Olasky's solution is for the government to support private charities and let them serve the poor. Private charities can discriminate between the poor and the paupers where the government cannot. Written in 1992 this book became the blueprint for compassionate conservatism and the Faith Based Initiatives of the Bush administration.

While those on the left may take issue with some of Olasky's views, they can be instructed by the history and improve their effectiveness by listening. I recommend the book to anyone who is interested in genuinely helping the poor.



4 out of 5 stars People Help People   April 16, 2007
 1 out of 1 found this review helpful

In The Tradition of American Compassion, Marvin Olasky takes the reader through a history of the United States, showing the changes in ways that compassion has been show to the underclass. Through this historical study of American compassion, Olasky provides two significant insights. First, the problem of poverty in the United States is being escalated by systems of dependency and apathy. Easy handouts do nothing to break cycles of poverty.

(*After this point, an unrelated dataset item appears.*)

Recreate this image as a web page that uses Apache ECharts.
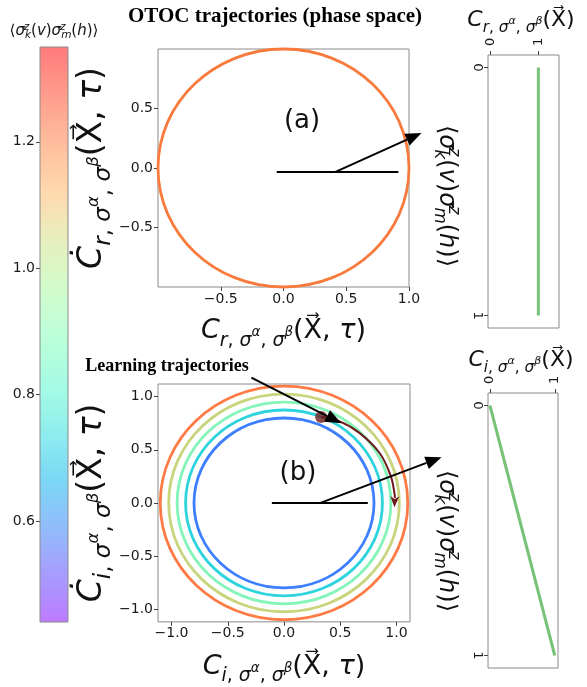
<!DOCTYPE html>
<html><head><meta charset="utf-8">
<script src="https://cdn.jsdelivr.net/npm/echarts@6/dist/echarts.min.js"></script>
<style>html,body{margin:0;padding:0;background:#fff}#c{width:587px;height:687px}</style>
</head><body><div id="c"></div>
<script>
// ---------------- data ----------------
const cbRange = [0.44, 1.35];
const cbTicks = [0.6, 0.8, 1.0, 1.2];
const radiiA = [1.0];
const colorsA = ['#f87b3d'];
const radiiB = [0.8, 0.875, 0.95, 1.025, 1.1];
const colorsB = ['#3d7fff', '#2dd4de', '#84f4b8', '#c9d47c', '#ff7b45'];
const rangeAx = [-1.0, 1.0];
const rangeAy = [-1.0, 1.0];
const rangeB = [-1.12, 1.12];
const ticksAx = [-0.5, 0, 0.5, 1.0];
const ticksAy = [-0.5, 0, 0.5];
const ticksB = [-1.0, -0.5, 0, 0.5, 1.0];
const rangeCx = [-0.05, 1.43];
const rangeDx = [-0.03, 1.05];
const rangeCDy = [-0.05, 1.05];
const ticksCD = [0, 1];
const lineCx = [1, 1], lineCy = [0, 1];
const lineDx = [0, 1], lineDy = [0, 1];
const learnDot = [0.33, 0.81];
const learnPathX = [0.33, 0.49, 0.67, 0.85, 0.95, 0.985, 0.982];
const learnPathY = [0.81, 0.77, 0.66, 0.47, 0.25, 0.07, -0.04];
// annotation segments: [x1, y1, x2, y2, arrowHead]
const segsA = [[-0.054, -0.034, 0.915, -0.034, 0], [0.41, -0.034, 1.10, 0.294, 1]];
const segsB = [[-0.108, 0.0, 0.745, 0.0, 0], [0.324, 0.0, 1.40, 0.43, 1], [-0.29, 1.18, 0.51, 0.75, 1]];

// ---------------- helpers ----------------
const FF = 'DejaVu Sans';
function rich(S, zr) {
  const col = zr ? {fill: '#111'} : {color: '#111'};
  const b = Object.assign({fontFamily: FF, verticalAlign: 'bottom'}, col);
  const tok = (fs, h, it, extra) => Object.assign({}, b, {fontSize: fs, height: h, lineHeight: h},
    it ? {fontStyle: 'italic'} : {}, extra || {});
  return {
    m: tok(S, 1.2 * S, true),
    n: tok(S, 1.2 * S, false),
    s: tok(0.7 * S, 0.5 * S, true),
    su: tok(0.7 * S, 0.5 * S, false),
    p: tok(0.5 * S, 1.1 * S, true),
    P: tok(0.7 * S, 1.75 * S, true, {width: 0.01}),
    k: tok(0.7 * S, 0.6 * S, true)
  };
}
function cLabel(sub, dot, tau) {
  const C = dot ? '\u010A' : 'C';
  return '{m|' + C + '}{s|' + sub + '}{su|, }{s|σ}{p|α}{su|, }{s|σ}{p|β}' +
    (tau ? '{n|(X\u20D7, }{m|τ}{n|)}' : '{n|(X\u20D7)}');
}
const sigLabel = '{n|⟨}{m|σ}{P| z}{k|k}{n|(}{m|v}{n|)}{m|σ}{P| z}{k|m}{n|(}{m|h}{n|)⟩}';
function fmt(v) { return (v < 0 ? '\u2212' : '') + Math.abs(v).toFixed(1); }

function rainbow(t, a) {
  const r = Math.min(1, Math.abs(2 * t - 0.5)), g = Math.sin(Math.PI * t), bl = Math.cos(Math.PI * t / 2);
  const f = c => Math.round(255 * (a * c + 1 - a));
  return 'rgb(' + f(r) + ',' + f(g) + ',' + f(bl) + ')';
}
const cbStops = [];
for (let i = 0; i <= 20; i++) cbStops.push({offset: i / 20, color: rainbow(i / 20, 0.52)});

const gridBase = {show: true, borderColor: '#8a8a8a', borderWidth: 1, backgroundColor: 'transparent'};
const grids = [
  Object.assign({left: 158, top: 49, width: 251, height: 238}, gridBase),
  Object.assign({left: 158, top: 384, width: 252, height: 239}, gridBase),
  Object.assign({left: 488, top: 55, width: 71, height: 273}, gridBase),
  Object.assign({left: 488, top: 393, width: 70, height: 275}, gridBase),
  Object.assign({left: 40, top: 47, width: 28, height: 575}, gridBase, {show: false})
];

function axis(gi, range, ticks, extra, labelExtra, fmtFn) {
  return Object.assign({
    type: 'value', gridIndex: gi, min: range[0], max: range[1],
    axisLine: {show: false, onZero: false}, splitLine: {show: false},
    axisTick: {show: true, length: 4, customValues: ticks, lineStyle: {color: '#444', width: 1}},
    axisLabel: Object.assign({customValues: ticks, fontFamily: FF, fontSize: 14, color: '#1a1a1a', margin: 5,
      formatter: fmtFn || fmt}, labelExtra || {})
  }, extra || {});
}

const xAxes = [
  axis(0, rangeAx, ticksAx, {name: cLabel('r', false, true), nameLocation: 'middle', nameGap: 28,
    nameTextStyle: {rich: rich(27)}}),
  axis(1, rangeB, ticksB, {name: cLabel('i', false, true), nameLocation: 'middle', nameGap: 29,
    nameTextStyle: {rich: rich(27)}}),
  axis(2, rangeCx, ticksCD, {position: 'top'}, {rotate: -90, fontSize: 13, margin: 9}, v => String(v)),
  axis(3, rangeDx, ticksCD, {position: 'top'}, {rotate: -90, fontSize: 13, margin: 9}, v => String(v)),
  {type: 'value', gridIndex: 4, min: 0, max: 1, show: false}
];
const yAxes = [
  axis(0, rangeAy, ticksAy, {name: cLabel('r', true, true), nameLocation: 'middle', nameGap: 37,
    nameTextStyle: {rich: rich(33)}}),
  axis(1, rangeB, ticksB, {name: cLabel('i', true, true), nameLocation: 'middle', nameGap: 37,
    nameTextStyle: {rich: rich(33)}}),
  axis(2, rangeCDy, ticksCD, {inverse: true}, {rotate: -90, fontSize: 13, margin: 4}, v => String(v)),
  axis(3, rangeCDy, ticksCD, {inverse: true}, {rotate: -90, fontSize: 13, margin: 4}, v => String(v)),
  axis(4, cbRange, cbTicks, {}, {fontSize: 14})
];

function circleSeries(gi, radii, colors) {
  return {
    type: 'custom', xAxisIndex: gi, yAxisIndex: gi, silent: true, z: 2,
    data: radii.map(r => [r]), encode: {x: 0},
    renderItem: function (params, api) {
      const r = api.value(0);
      const c0 = api.coord([0, 0]), cx = api.coord([r, 0]), cy = api.coord([0, r]);
      return {type: 'ellipse', shape: {cx: c0[0], cy: c0[1], rx: cx[0] - c0[0], ry: c0[1] - cy[1]},
        style: {fill: 'none', stroke: colors[params.dataIndex], lineWidth: 2.8}};
    }
  };
}
function segSeries(gi, segs) {
  return {
    type: 'custom', xAxisIndex: gi, yAxisIndex: gi, silent: true, z: 5, clip: false,
    data: segs, encode: {x: [0, 2], y: [1, 3]},
    renderItem: function (params, api) {
      const p1 = api.coord([api.value(0), api.value(1)]);
      const p2 = api.coord([api.value(2), api.value(3)]);
      const head = api.value(4);
      if (!head) {
        return {type: 'line', shape: {x1: p1[0], y1: p1[1], x2: p2[0], y2: p2[1]},
          style: {stroke: '#000', lineWidth: 2}};
      }
      const dx = p2[0] - p1[0], dy = p2[1] - p1[1], L = Math.hypot(dx, dy);
      const ux = dx / L, uy = dy / L, hl = 16, hw = 6.5;
      const bx = p2[0] - ux * hl, by = p2[1] - uy * hl;
      return {type: 'group', children: [
        {type: 'line', shape: {x1: p1[0], y1: p1[1], x2: bx, y2: by}, style: {stroke: '#000', lineWidth: 2}},
        {type: 'polygon', shape: {points: [[p2[0], p2[1]], [bx - uy * hw, by + ux * hw], [bx + uy * hw, by - ux * hw]]},
          style: {fill: '#000'}}
      ]};
    }
  };
}

const series = [
  circleSeries(0, radiiA, colorsA),
  circleSeries(1, radiiB, colorsB),
  segSeries(0, segsA),
  segSeries(1, segsB),
  {
    type: 'custom', xAxisIndex: 1, yAxisIndex: 1, silent: true, z: 4, clip: false,
    data: [[0]], encode: {x: 0},
    renderItem: function (params, api) {
      const pts = learnPathX.map((x, i) => api.coord([x, learnPathY[i]]));
      const n = pts.length, e = pts[n - 1], q = pts[n - 2];
      const dx = e[0] - q[0], dy = e[1] - q[1], L = Math.hypot(dx, dy);
      const ux = dx / L, uy = dy / L, hl = 11, hw = 4.5;
      const bx = e[0] - ux * hl, by = e[1] - uy * hl;
      const body = pts.slice(0, n - 1).concat([[bx + ux * 2, by + uy * 2]]);
      return {type: 'group', children: [
        {type: 'polyline', shape: {points: body, smooth: 0.35}, style: {fill: 'none', stroke: '#6b1b1b', lineWidth: 2}},
        {type: 'polygon', shape: {points: [[e[0], e[1]], [bx - uy * hw, by + ux * hw], [bx + ux * 3, by + uy * 3], [bx + uy * hw, by - ux * hw]]},
          style: {fill: '#6b1b1b'}}
      ]};
    }
  },
  {type: 'scatter', xAxisIndex: 1, yAxisIndex: 1, z: 3, silent: true, data: [learnDot], symbolSize: 12,
    itemStyle: {color: '#6e1e1e'}},
  {type: 'line', xAxisIndex: 2, yAxisIndex: 2, symbol: 'none', silent: true,
    data: lineCx.map((x, i) => [x, lineCy[i]]), lineStyle: {color: '#78c278', width: 3}},
  {type: 'line', xAxisIndex: 3, yAxisIndex: 3, symbol: 'none', silent: true,
    data: lineDx.map((x, i) => [x, lineDy[i]]), lineStyle: {color: '#78c278', width: 3}},
  {
    type: 'custom', xAxisIndex: 4, yAxisIndex: 4, silent: true, z: 1,
    data: [[0, cbRange[0], 1, cbRange[1]]], encode: {x: [0, 2], y: [1, 3]},
    renderItem: function (params, api) {
      const a = api.coord([api.value(0), api.value(1)]), b = api.coord([api.value(2), api.value(3)]);
      const shape = {x: a[0], y: b[1], width: b[0] - a[0], height: a[1] - b[1]};
      return {type: 'group', children: [
        {type: 'rect', shape: shape, style: {fill: new echarts.graphic.LinearGradient(0, 1, 0, 0, cbStops)}},
        {type: 'rect', shape: shape, style: {fill: 'none', stroke: '#8a8a8a', lineWidth: 1}}
      ]};
    }
  }
];

const graphics = [
  {type: 'text', x: 275, y: 17, style: {text: 'OTOC trajectories (phase space)', fontFamily: 'Liberation Serif',
    fontWeight: 'bold', fontSize: 21, fill: '#000', align: 'center', verticalAlign: 'middle'}},
  {type: 'text', x: 54, y: 27, style: {text: sigLabel, rich: rich(15, true), align: 'center', verticalAlign: 'middle'}},
  {type: 'text', x: 521, y: 20, style: {text: cLabel('r', false, false), rich: rich(22, true), align: 'center', verticalAlign: 'middle'}},
  {type: 'text', x: 521, y: 360, style: {text: cLabel('i', false, false), rich: rich(22, true), align: 'center', verticalAlign: 'middle'}},
  {type: 'text', x: 453, y: 196, rotation: -Math.PI / 2, style: {text: sigLabel, rich: rich(24, true), align: 'center', verticalAlign: 'middle'}},
  {type: 'text', x: 453, y: 541, rotation: -Math.PI / 2, style: {text: sigLabel, rich: rich(24, true), align: 'center', verticalAlign: 'middle'}},
  {type: 'text', x: 302, y: 121, style: {text: '(a)', fontFamily: FF, fontSize: 26, fill: '#111', align: 'center', verticalAlign: 'middle'}},
  {type: 'text', x: 298, y: 473, style: {text: '(b)', fontFamily: FF, fontSize: 26, fill: '#111', align: 'center', verticalAlign: 'middle'}},
  {type: 'text', x: 167, y: 366, style: {text: 'Learning trajectories', fontFamily: 'Liberation Serif',
    fontWeight: 'bold', fontSize: 18, fill: '#000', align: 'center', verticalAlign: 'middle'}}
];

const chart = echarts.init(document.getElementById('c'), null, {renderer: 'canvas', width: 587, height: 687});
chart.setOption({
  animation: false,
  backgroundColor: '#fff',
  grid: grids,
  xAxis: xAxes,
  yAxis: yAxes,
  series: series,
  graphic: graphics
});
</script>
</body></html>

The second insight is that the solution to these problems is to return to the understandings of compassion of the eighteenth and nineteenth centuries. This includes providing assistance to those in need only when their family systems could not provide assistance, avoiding dependency by only giving in small quantities to meet immediate needs, requiring that all who are able work to meet their own needs, and understanding that compassion sometimes requires withholding assistance.

Olasky shows how the needs of people are best met by other people and not by government bureaucracies. A helpful read for anyone concerned about the tremendous needs of the poor in the United States.